Inezita Barroso (1925-2015) foi, definitivamente, uma mulher de verdade. Capaz de, em 1956, comandar um jipe com dois marmanjos que não sabiam dirigir e viajar de São Paulo até Belém do Pará fazendo pesquisa sobre o folclore. Capaz também de pagar as contas como professora de violão, dando aulas das 8h às 20h, nas quais ensinava jovens a tocar Jovem Guarda e Bossa Nova – gêneros de que ela não gostava – quando a carreira como cantora desandou. Capaz, ainda por cima, de barrar todo artista que tocasse instrumento elétrico de aparecer em seu programa.
Para boa parte do público, Inezita Barroso foi a apresentadora do Viola, minha viola, da TV Cultura – programa que comandou por 35 anos, até poucos meses antes de morrer. Mas o documentário Inezita, de Helio Goldsztejn, que será lançado nesta terça (16) em Belo Horizonte, no Sesc Palladium, com a presença do diretor, procura fazer um retrato completo da personagem. Ainda que tenha seu nome definitivamente ligado à viola, Inezita também foi atriz, cantora, professora universitária, folclorista, bibliotecária, mãe e avó. E não dispensava uma cerveja e um uísque, ambos sem gelo, para não prejudicar a voz.
“Não queria uma heroína, uma figura endeusada. Queria mostrar a mulher, coisa que descobri por meio dos depoimentos”, afirma Goldsztejn, também diretor do programa Metrópolis, da TV Cultura. Em 2017, o Itaú Cultural realizou a exposição Ocupação Inezita, que recuperou sua trajetória. “Eles nos solicitaram acesso às imagens de arquivo do programa. A partir disso, nos sugeriram um documentário”, conta Goldsztejn, que, além do acervo da Cultura, utilizou o arquivo da própria Inezita (bibliotecária que era, deixou tudo organizado).
ENTREVISTAS O diretor entrevistou ainda 43 pessoas, como as atrizes Ruth de Souza, Nicete Bruno, Eva Wilma e o humorista Ary Toledo, as cantoras Mary e Marilene Galvão e Roberta Miranda, os jornalistas Zuza Homem de Mello e Rodrigo Faour, o cantor e compositor Renato Teixeira, além da filha da biografada, Marta, e das netas Paula, Cristina e Fernanda.
“Na verdade, eu conhecia a Inezita do Viola, minha viola.

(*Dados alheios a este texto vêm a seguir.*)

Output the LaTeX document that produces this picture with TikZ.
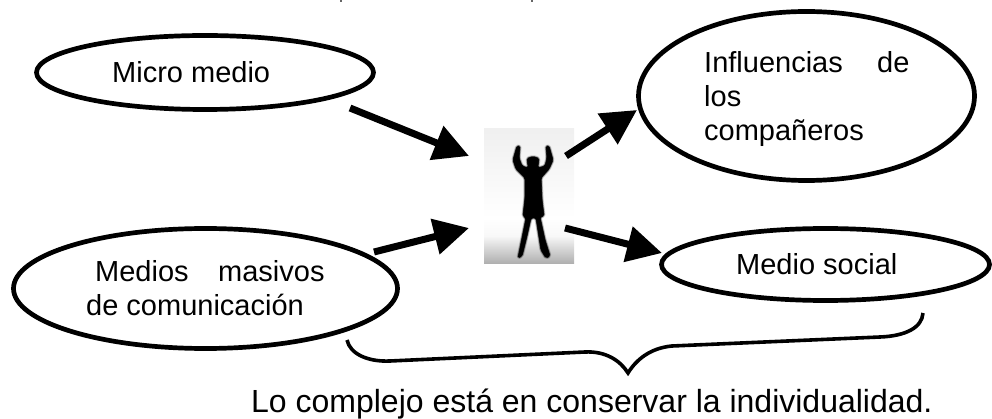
\documentclass[tikz,border=0pt]{standalone}
\usepackage{fontspec}
\setmainfont{Liberation Sans}
\usetikzlibrary{arrows.meta,shapes.geometric}
\tikzset{
  x=1pt,y=-1pt,
  oval/.style={ellipse,draw,line width=4.7pt,inner sep=0pt},
  flow/.style={line width=7pt,-{Triangle[length=35pt,width=35pt]}},
  lbl/.style={font=\fontsize{29}{29}\selectfont,inner sep=0pt,anchor=base west},
}
\begin{document}
\begin{tikzpicture}
\useasboundingbox (0,0) rectangle (992,419);
\fill[black!60] (340,0) rectangle (342,2);
\fill[black!60] (531,0) rectangle (533,2);
\node[oval,minimum width=337pt,minimum height=74pt] (micro) at (205,72.5) {};
\node[oval,minimum width=336pt,minimum height=169pt] (infl) at (806.5,96) {};
\node[oval,minimum width=384pt,minimum height=120pt] (masivos) at (205.5,288.5) {};
\node[oval,minimum width=328pt,minimum height=72pt] (social) at (825.5,264.5) {};
\node[lbl] (t1) at (112,83) {Micro medio};
\node[lbl] (t2a) at (704,73) {Influencias};
\node[lbl] (t2b) at (877,73) {de};
\node[lbl] (t2c) at (704,107) {los};
\node[lbl] (t2d) at (704,141) {compañeros};
\node[lbl] (t3a) at (95,282) {Medios};
\node[lbl] (t3b) at (218,282) {masivos};
\node[lbl] (t3c) at (86,316) {de comunicación};
\node[lbl] (t4) at (736,275) {Medio social};
\node[lbl,font=\fontsize{32}{32}\selectfont] (t5) at (251,412.5) {Lo complejo está en conservar la individualidad.};
% figure photograph
\shade[top color=black!6,bottom color=white] (484,129) rectangle (574,218);
\shade[top color=white,bottom color=black!3] (484,218) rectangle (574,238);
\shade[top color=black!5,bottom color=black!32] (484,238) rectangle (574,264);
\foreach \w/\o in {3.4/.16,2.2/.26,1.2/.45,0.3/1}{
\fill[black,opacity=\o,draw=black,line width=\w pt,line join=round,rounded corners=1.5pt]
 (517,146) -- (520,146) -- (519,158) -- (522,166) -- (528,168) -- (528,164) .. controls (526,158) and (530,157) .. (533,157) .. controls (536,157) and (540,158) .. (538,164) -- (538,168) -- (545,166) -- (547,158) -- (546,146) -- (549,146) -- (553,160) -- (549,169) -- (541,178)
 -- (542,200) -- (544,216) -- (540,217) -- (545,240) -- (550,256) -- (546,258) -- (541,250) -- (536,218) -- (531,218) -- (527,236) -- (522,256) -- (518,258) -- (520,248) -- (526,218) -- (523,216) -- (525,198) -- (525,178) -- (516,169) -- (513,160) -- cycle;
}
\coordinate (a1) at (350,108);
\coordinate (a2) at (374,252);
\coordinate (a3) at (566,156);
\coordinate (a4) at (565,228);
\coordinate (b1) at (469,156);
\coordinate (b2) at (469,228);
\coordinate (b3) at (637,110);
\coordinate (b4) at (662,253);
\draw[flow] (a1) -- (b1);
\draw[flow] (a2) -- (b2);
\draw[flow] (a3) -- (b3);
\draw[flow] (a4) -- (b4);
\coordinate (bl) at (347,340);
\coordinate (br) at (923,313);
\coordinate (bt) at (628,373);
\draw[line width=3.6pt] (bl) .. controls (350,354) and (368,362) .. (390,361) -- (585,352) .. controls (605,351) and (620,360) .. (bt) .. controls (636,360) and (650,348) .. (672,346) -- (880,337) .. controls (905,336) and (922,328) .. (br);
\end{tikzpicture}
\end{document}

Ao longo da pesquisa, me descobri completamente fascinado por ela. E até espantado, pois ela optou pela viola ainda criança”, diz Goldsztejn. Inezita é apresentada no filme como uma mulher à frente de seu tempo – “É um chavão, mas ela realmente foi” – capaz de ir contra a família abastada e se tornar atriz (não por acaso, um de seus filmes mais conhecidos é Mulher de verdade, no qual foi dirigida por Alberto Cavalcanti, em 1954) e cantora.
Os casos que surgem por meio dos depoimentos impressionam. Inezita, mais de 80, estava internada com pneumonia, em São Paulo, e se deu alta para celebrar, com o gogó a toda, os 30 anos do Viola, minha viola. Defensora da música de raiz, não abriu exceção alguma em seu programa. Chitãozinho e Xororó só foram convidados para uma edição porque, um dia, a mãe da dupla, fã de Inezita, lhe perguntou a razão de seus filhos nunca terem aparecido lá. Na sequência, vemos a participação dos irmãos, acompanhados somente de violão, viola e percussão. O programa era aberto a todos, desde que fosse da maneira de Inezita.
INEZITA
Documentário de Helio Goldsztejn. Sessões diárias, de terça (16) a domingo (21), às 19h30, no Sesc Palladium – Avenida Augusto de Lima, 420, Centro. A sessão de hoje será comentada pelo diretor. Entrada franca.